Álvaro jokes about committing identity theft for my citizenship–we have the same
birthday. Our laughter ripples through the room like a flock of skittish pigeons. We
conjugate silence into the simple present. My co-teacher corrects you: your mother tongue is a
dialect, throws a dangerous stain on the daylight, which I dab at. He spreads our disease in
English, emboldened. Don’t
forget the formula for a question. His intent is not malign, but its
g is silent, like me. I hate to wield authority, yet I show you how I
hold my tongue between my teeth, like this. I don’t use
imperatives. I’m sorry, we don’t have a single-word phrase for
jornalero. The term for arepa is arepa, but mangled. I don’t
know enough to teach a
language you shouldn’t need to know. You try:
mice to meet you. I flag the malapropism, make sure you place adjectives before
nouns, make geographies of language legible.

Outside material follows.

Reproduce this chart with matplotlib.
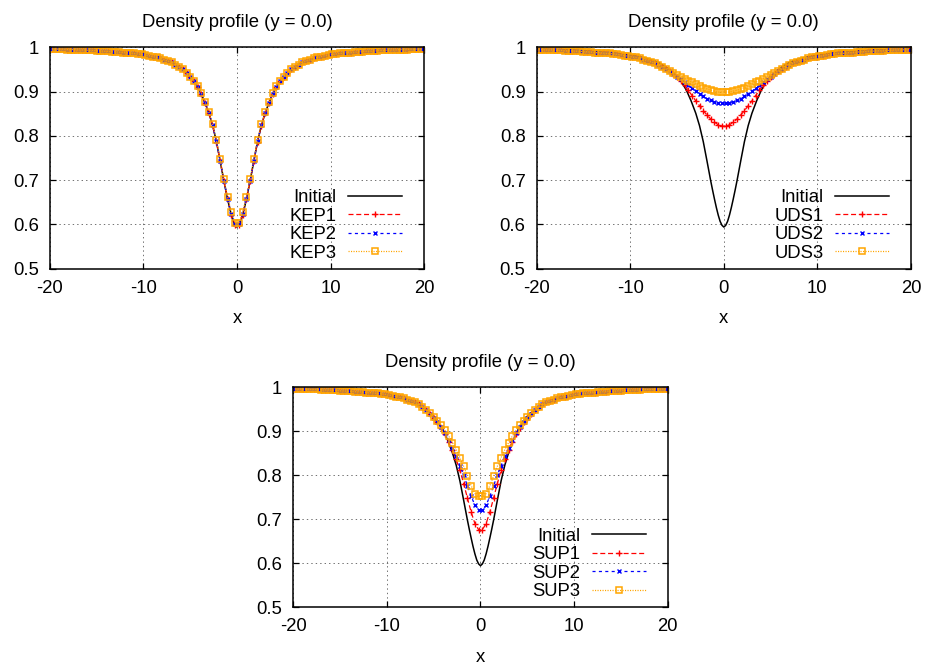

The nativist narrative of this grammar
obfuscates even the objective. Any attempt to decode futile, a
phonetic three card monte that tangles any semblance of meaning into
quagmire. We study the shapes a sound makes in our mouths:
road just a slight turn of the tongue from rote. You practice, Can you
spill your name? As if across a
table. I let the letters soak the tablecloth, sweep them
under the carpet, where they saturate the cracks in the floorboards. In
Venezuela, the street where you grew up is hemorrhaging. You ask,
what is the name of this knife? Here it hangs midair. You describe
xenophobia. I have no words, but you offer me a cookie from the box you bought at the deli.
Your choral repetitions echo in my head at night, beside our shared
zodiac sign, twins lighting up the night sky.